## [Data block]
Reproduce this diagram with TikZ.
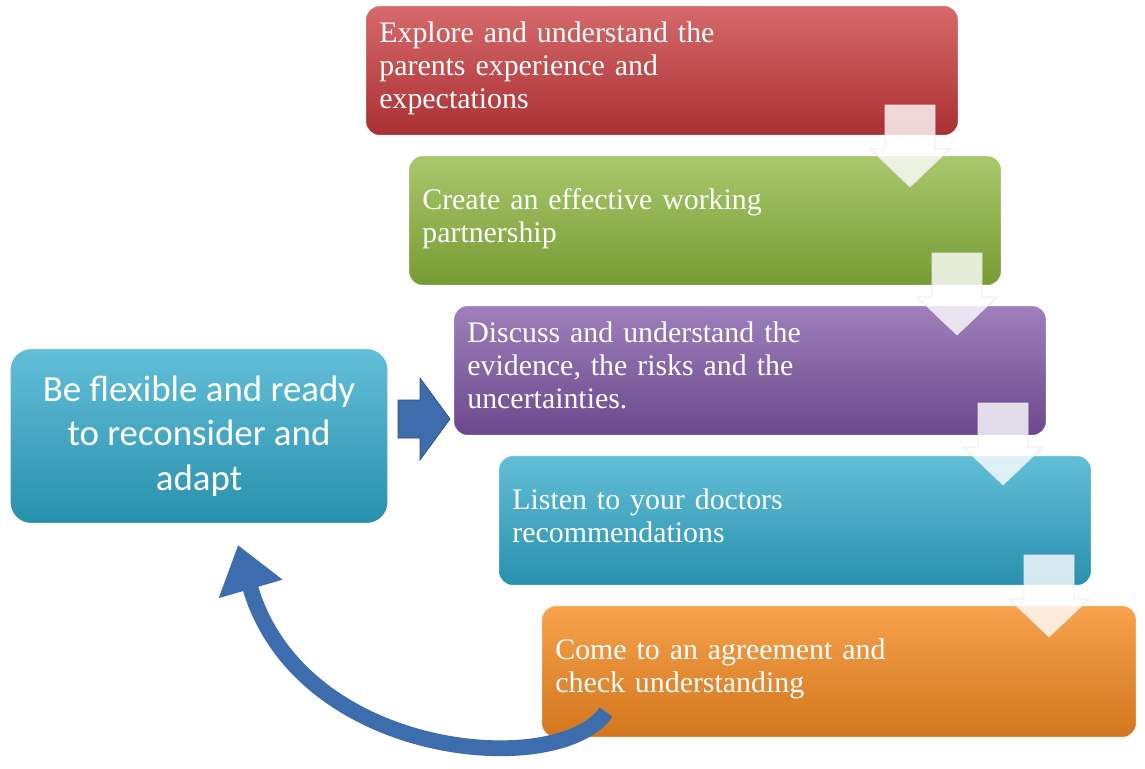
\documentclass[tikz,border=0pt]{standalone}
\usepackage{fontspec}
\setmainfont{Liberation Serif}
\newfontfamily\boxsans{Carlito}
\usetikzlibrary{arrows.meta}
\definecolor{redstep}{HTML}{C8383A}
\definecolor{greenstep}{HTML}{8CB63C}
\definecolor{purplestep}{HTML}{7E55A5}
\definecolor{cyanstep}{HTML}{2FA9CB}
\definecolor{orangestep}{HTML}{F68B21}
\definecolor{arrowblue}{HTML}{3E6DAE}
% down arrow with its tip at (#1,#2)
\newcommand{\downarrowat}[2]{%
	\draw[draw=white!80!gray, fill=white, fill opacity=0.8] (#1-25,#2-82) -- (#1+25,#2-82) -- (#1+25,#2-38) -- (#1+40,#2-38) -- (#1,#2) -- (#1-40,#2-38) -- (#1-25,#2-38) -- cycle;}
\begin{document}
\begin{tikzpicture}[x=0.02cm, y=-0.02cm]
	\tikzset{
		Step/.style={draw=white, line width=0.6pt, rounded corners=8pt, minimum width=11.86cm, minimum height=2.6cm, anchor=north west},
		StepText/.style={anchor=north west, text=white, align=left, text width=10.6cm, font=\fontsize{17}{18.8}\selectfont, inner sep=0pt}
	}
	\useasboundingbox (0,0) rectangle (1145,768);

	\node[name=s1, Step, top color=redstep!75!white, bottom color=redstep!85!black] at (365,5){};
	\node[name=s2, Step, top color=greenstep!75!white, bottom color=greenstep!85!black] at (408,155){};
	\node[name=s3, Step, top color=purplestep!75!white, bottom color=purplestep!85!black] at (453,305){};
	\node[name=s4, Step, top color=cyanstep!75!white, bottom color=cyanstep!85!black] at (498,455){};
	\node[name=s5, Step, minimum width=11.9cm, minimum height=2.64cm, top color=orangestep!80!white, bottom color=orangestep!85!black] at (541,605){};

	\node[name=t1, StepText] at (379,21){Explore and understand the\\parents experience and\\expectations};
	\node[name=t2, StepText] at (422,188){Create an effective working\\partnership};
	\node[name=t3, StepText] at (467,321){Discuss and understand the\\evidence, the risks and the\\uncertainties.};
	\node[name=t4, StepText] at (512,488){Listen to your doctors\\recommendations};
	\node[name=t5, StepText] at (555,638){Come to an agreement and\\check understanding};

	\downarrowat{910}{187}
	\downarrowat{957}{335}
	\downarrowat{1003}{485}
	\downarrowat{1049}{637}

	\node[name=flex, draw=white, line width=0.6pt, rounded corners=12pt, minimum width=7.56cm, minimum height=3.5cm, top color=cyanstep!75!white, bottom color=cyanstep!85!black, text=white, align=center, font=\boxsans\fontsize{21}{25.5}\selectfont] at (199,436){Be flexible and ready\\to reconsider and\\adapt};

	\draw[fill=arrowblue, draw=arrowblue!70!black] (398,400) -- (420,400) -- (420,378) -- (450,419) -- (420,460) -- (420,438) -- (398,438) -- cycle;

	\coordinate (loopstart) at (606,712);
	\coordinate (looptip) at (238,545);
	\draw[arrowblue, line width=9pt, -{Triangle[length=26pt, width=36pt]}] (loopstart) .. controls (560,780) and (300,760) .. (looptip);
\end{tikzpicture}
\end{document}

## [Stated problem]
Begin at the first line of the data above and repeat each line exactly, stopping after the line containing "minimum width=11.9cm, minimum". Omit the pictures.

## [Response to the task]
Reproduce this diagram with TikZ.
\documentclass[tikz,border=0pt]{standalone}
\usepackage{fontspec}
\setmainfont{Liberation Serif}
\newfontfamily\boxsans{Carlito}
\usetikzlibrary{arrows.meta}
\definecolor{redstep}{HTML}{C8383A}
\definecolor{greenstep}{HTML}{8CB63C}
\definecolor{purplestep}{HTML}{7E55A5}
\definecolor{cyanstep}{HTML}{2FA9CB}
\definecolor{orangestep}{HTML}{F68B21}
\definecolor{arrowblue}{HTML}{3E6DAE}
% down arrow with its tip at (#1,#2)
\newcommand{\downarrowat}[2]{%
	\draw[draw=white!80!gray, fill=white, fill opacity=0.8] (#1-25,#2-82) -- (#1+25,#2-82) -- (#1+25,#2-38) -- (#1+40,#2-38) -- (#1,#2) -- (#1-40,#2-38) -- (#1-25,#2-38) -- cycle;}
\begin{document}
\begin{tikzpicture}[x=0.02cm, y=-0.02cm]
	\tikzset{
		Step/.style={draw=white, line width=0.6pt, rounded corners=8pt, minimum width=11.86cm, minimum height=2.6cm, anchor=north west},
		StepText/.style={anchor=north west, text=white, align=left, text width=10.6cm, font=\fontsize{17}{18.8}\selectfont, inner sep=0pt}
	}
	\useasboundingbox (0,0) rectangle (1145,768);

	\node[name=s1, Step, top color=redstep!75!white, bottom color=redstep!85!black] at (365,5){};
	\node[name=s2, Step, top color=greenstep!75!white, bottom color=greenstep!85!black] at (408,155){};
	\node[name=s3, Step, top color=purplestep!75!white, bottom color=purplestep!85!black] at (453,305){};
	\node[name=s4, Step, top color=cyanstep!75!white, bottom color=cyanstep!85!black] at (498,455){};
	\node[name=s5, Step, minimum width=11.9cm, minimum height=2.64cm, top color=orangestep!80!white, bottom color=orangestep!85!black] at (541,605){};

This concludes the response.